Cap is a lie or exaggeration. You’ll often see “That’s cap” or “🧢” commented when someone doesn’t agree with a post.


Cheugy:

Cringey, embarrassing, tacky, or outdated. You do NOT want to appear cheugy on social media by posting filtered, over-saturated, or low-quality images.


Slay:

This is a noun and verb. As a noun, it refers to an absolute win and job well done. As a verb, it means to execute something remarkably, uniquely well. You killed it! You slayed it.


Sus:

Sus is a shortened version of suspicious. When something is “sus” it means that it doesn’t sound right, and others are skeptical of it. This is like when something is too good to be true, because it probably is. For example, Anna Delvey was sus.


Understood the Assignment:

This means someone understood a trend and executed it to perfection, or went above and beyond. If someone comments this on a relatable video, that means it struck a chord with them. Kudos to the creator! If someone comments this on a video showcasing an outfit for dinner, that means the well-dressed individual dressed perfectly for the occasion.

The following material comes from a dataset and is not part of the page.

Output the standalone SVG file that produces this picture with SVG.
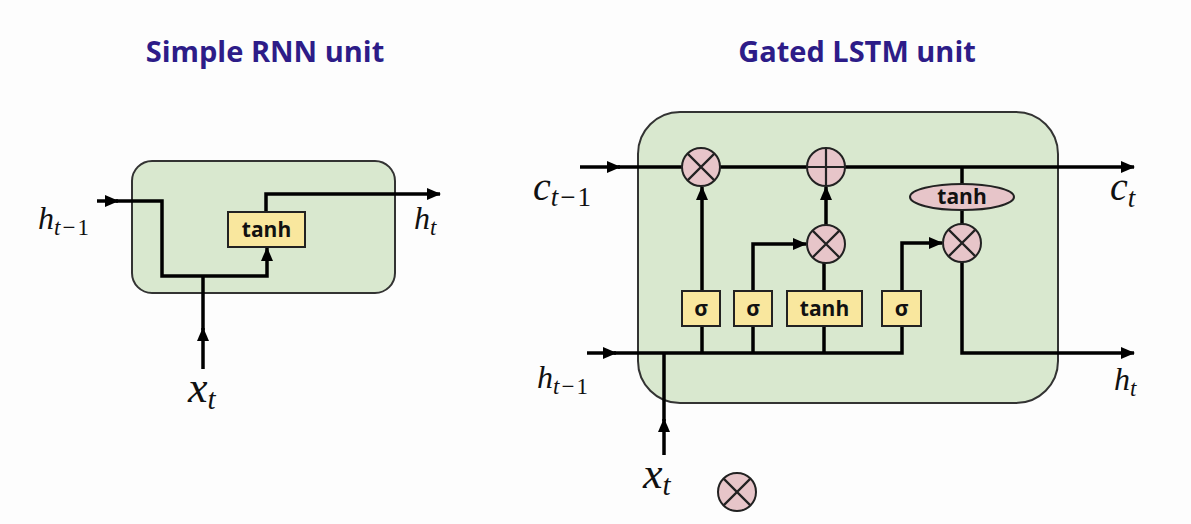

Bonus Social Media Abbreviations:

Here are two abbreviations I learned during my internship that are essential for understanding social media management lingo.


CTA: Call to Action

On TikTok, social media marketers (SMM) often urge their audience to use CTAs. This urges viewers to take the next steps to engage with creators and their services. Identifiable examples are “follow for more” or “click the link in bio!”


KPI: Key Performance Indicator

These are metrics identified to track success. Establishing KPIs is similar to setting goals. A KPI could be reaching a higher number of followers. As your following grows, that’s an indicator that you are performing well and heading towards your goals.